WHAT YOU HAVE TO DO -
The exercise asks for every line of the data to be reproduced exactly.

BEGIN DATA BLOCK

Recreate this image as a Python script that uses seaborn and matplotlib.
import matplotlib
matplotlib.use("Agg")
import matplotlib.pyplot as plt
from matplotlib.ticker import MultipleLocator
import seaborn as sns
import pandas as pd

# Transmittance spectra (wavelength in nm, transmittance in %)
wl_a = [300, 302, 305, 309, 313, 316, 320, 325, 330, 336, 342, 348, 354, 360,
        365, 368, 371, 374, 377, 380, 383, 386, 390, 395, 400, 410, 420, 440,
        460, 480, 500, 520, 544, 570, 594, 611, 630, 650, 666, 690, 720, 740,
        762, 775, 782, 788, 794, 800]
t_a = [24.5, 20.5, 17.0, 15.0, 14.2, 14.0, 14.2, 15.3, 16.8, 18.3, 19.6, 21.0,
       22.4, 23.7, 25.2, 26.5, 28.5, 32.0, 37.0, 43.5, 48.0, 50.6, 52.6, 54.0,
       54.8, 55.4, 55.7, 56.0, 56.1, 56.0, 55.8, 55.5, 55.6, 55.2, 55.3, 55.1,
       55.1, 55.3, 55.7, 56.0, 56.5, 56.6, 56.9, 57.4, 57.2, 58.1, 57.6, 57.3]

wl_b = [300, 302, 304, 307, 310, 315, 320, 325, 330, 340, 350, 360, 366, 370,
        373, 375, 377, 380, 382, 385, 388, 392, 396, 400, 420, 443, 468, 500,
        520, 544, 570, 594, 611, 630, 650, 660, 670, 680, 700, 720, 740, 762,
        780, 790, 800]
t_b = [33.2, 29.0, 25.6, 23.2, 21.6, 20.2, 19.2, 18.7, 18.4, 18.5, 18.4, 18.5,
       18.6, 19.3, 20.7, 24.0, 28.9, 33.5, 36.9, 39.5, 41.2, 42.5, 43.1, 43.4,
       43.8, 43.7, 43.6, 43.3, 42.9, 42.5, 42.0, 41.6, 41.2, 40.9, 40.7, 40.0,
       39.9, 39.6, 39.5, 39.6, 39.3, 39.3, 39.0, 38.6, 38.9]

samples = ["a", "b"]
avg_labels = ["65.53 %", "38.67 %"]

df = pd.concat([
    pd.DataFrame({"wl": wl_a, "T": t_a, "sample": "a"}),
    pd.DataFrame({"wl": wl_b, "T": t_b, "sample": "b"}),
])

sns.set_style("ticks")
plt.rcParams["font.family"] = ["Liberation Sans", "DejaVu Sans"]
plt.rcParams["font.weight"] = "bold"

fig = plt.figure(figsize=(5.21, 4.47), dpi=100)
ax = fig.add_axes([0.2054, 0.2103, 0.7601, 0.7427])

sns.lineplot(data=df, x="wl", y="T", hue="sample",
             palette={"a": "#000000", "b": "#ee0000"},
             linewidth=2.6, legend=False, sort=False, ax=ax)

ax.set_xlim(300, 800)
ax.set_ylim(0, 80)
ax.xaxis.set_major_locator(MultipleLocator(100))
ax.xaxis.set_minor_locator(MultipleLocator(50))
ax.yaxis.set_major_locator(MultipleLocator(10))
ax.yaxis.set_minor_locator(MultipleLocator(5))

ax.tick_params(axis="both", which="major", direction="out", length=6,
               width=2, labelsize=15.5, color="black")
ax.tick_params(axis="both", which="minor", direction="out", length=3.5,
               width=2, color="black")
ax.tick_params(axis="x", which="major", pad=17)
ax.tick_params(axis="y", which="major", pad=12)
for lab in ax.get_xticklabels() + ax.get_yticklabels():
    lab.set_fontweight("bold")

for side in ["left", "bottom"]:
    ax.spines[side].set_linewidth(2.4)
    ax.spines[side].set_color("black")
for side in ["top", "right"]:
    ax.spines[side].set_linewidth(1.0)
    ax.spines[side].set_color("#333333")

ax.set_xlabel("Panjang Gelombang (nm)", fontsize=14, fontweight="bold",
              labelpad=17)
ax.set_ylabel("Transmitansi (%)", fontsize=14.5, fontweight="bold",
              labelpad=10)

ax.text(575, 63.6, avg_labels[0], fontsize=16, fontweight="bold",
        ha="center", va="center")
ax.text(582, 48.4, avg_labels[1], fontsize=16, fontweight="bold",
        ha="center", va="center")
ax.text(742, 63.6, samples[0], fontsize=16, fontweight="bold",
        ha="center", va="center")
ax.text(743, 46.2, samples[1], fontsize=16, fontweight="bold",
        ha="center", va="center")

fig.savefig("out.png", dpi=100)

END DATA BLOCK

ANSWER BELOW -
Recreate this image as a Python script that uses seaborn and matplotlib.
import matplotlib
matplotlib.use("Agg")
import matplotlib.pyplot as plt
from matplotlib.ticker import MultipleLocator
import seaborn as sns
import pandas as pd

# Transmittance spectra (wavelength in nm, transmittance in %)
wl_a = [300, 302, 305, 309, 313, 316, 320, 325, 330, 336, 342, 348, 354, 360,
        365, 368, 371, 374, 377, 380, 383, 386, 390, 395, 400, 410, 420, 440,
        460, 480, 500, 520, 544, 570, 594, 611, 630, 650, 666, 690, 720, 740,
        762, 775, 782, 788, 794, 800]
t_a = [24.5, 20.5, 17.0, 15.0, 14.2, 14.0, 14.2, 15.3, 16.8, 18.3, 19.6, 21.0,
       22.4, 23.7, 25.2, 26.5, 28.5, 32.0, 37.0, 43.5, 48.0, 50.6, 52.6, 54.0,
       54.8, 55.4, 55.7, 56.0, 56.1, 56.0, 55.8, 55.5, 55.6, 55.2, 55.3, 55.1,
       55.1, 55.3, 55.7, 56.0, 56.5, 56.6, 56.9, 57.4, 57.2, 58.1, 57.6, 57.3]

wl_b = [300, 302, 304, 307, 310, 315, 320, 325, 330, 340, 350, 360, 366, 370,
        373, 375, 377, 380, 382, 385, 388, 392, 396, 400, 420, 443, 468, 500,
        520, 544, 570, 594, 611, 630, 650, 660, 670, 680, 700, 720, 740, 762,
        780, 790, 800]
t_b = [33.2, 29.0, 25.6, 23.2, 21.6, 20.2, 19.2, 18.7, 18.4, 18.5, 18.4, 18.5,
       18.6, 19.3, 20.7, 24.0, 28.9, 33.5, 36.9, 39.5, 41.2, 42.5, 43.1, 43.4,
       43.8, 43.7, 43.6, 43.3, 42.9, 42.5, 42.0, 41.6, 41.2, 40.9, 40.7, 40.0,
       39.9, 39.6, 39.5, 39.6, 39.3, 39.3, 39.0, 38.6, 38.9]

samples = ["a", "b"]
avg_labels = ["65.53 %", "38.67 %"]

df = pd.concat([
    pd.DataFrame({"wl": wl_a, "T": t_a, "sample": "a"}),
    pd.DataFrame({"wl": wl_b, "T": t_b, "sample": "b"}),
])

sns.set_style("ticks")
plt.rcParams["font.family"] = ["Liberation Sans", "DejaVu Sans"]
plt.rcParams["font.weight"] = "bold"

fig = plt.figure(figsize=(5.21, 4.47), dpi=100)
ax = fig.add_axes([0.2054, 0.2103, 0.7601, 0.7427])

sns.lineplot(data=df, x="wl", y="T", hue="sample",
             palette={"a": "#000000", "b": "#ee0000"},
             linewidth=2.6, legend=False, sort=False, ax=ax)

ax.set_xlim(300, 800)
ax.set_ylim(0, 80)
ax.xaxis.set_major_locator(MultipleLocator(100))
ax.xaxis.set_minor_locator(MultipleLocator(50))
ax.yaxis.set_major_locator(MultipleLocator(10))
ax.yaxis.set_minor_locator(MultipleLocator(5))

ax.tick_params(axis="both", which="major", direction="out", length=6,
               width=2, labelsize=15.5, color="black")
ax.tick_params(axis="both", which="minor", direction="out", length=3.5,
               width=2, color="black")
ax.tick_params(axis="x", which="major", pad=17)
ax.tick_params(axis="y", which="major", pad=12)
for lab in ax.get_xticklabels() + ax.get_yticklabels():
    lab.set_fontweight("bold")

for side in ["left", "bottom"]:
    ax.spines[side].set_linewidth(2.4)
    ax.spines[side].set_color("black")
for side in ["top", "right"]:
    ax.spines[side].set_linewidth(1.0)
    ax.spines[side].set_color("#333333")

ax.set_xlabel("Panjang Gelombang (nm)", fontsize=14, fontweight="bold",
              labelpad=17)
ax.set_ylabel("Transmitansi (%)", fontsize=14.5, fontweight="bold",
              labelpad=10)

ax.text(575, 63.6, avg_labels[0], fontsize=16, fontweight="bold",
        ha="center", va="center")
ax.text(582, 48.4, avg_labels[1], fontsize=16, fontweight="bold",
        ha="center", va="center")
ax.text(742, 63.6, samples[0], fontsize=16, fontweight="bold",
        ha="center", va="center")
ax.text(743, 46.2, samples[1], fontsize=16, fontweight="bold",
        ha="center", va="center")

fig.savefig("out.png", dpi=100)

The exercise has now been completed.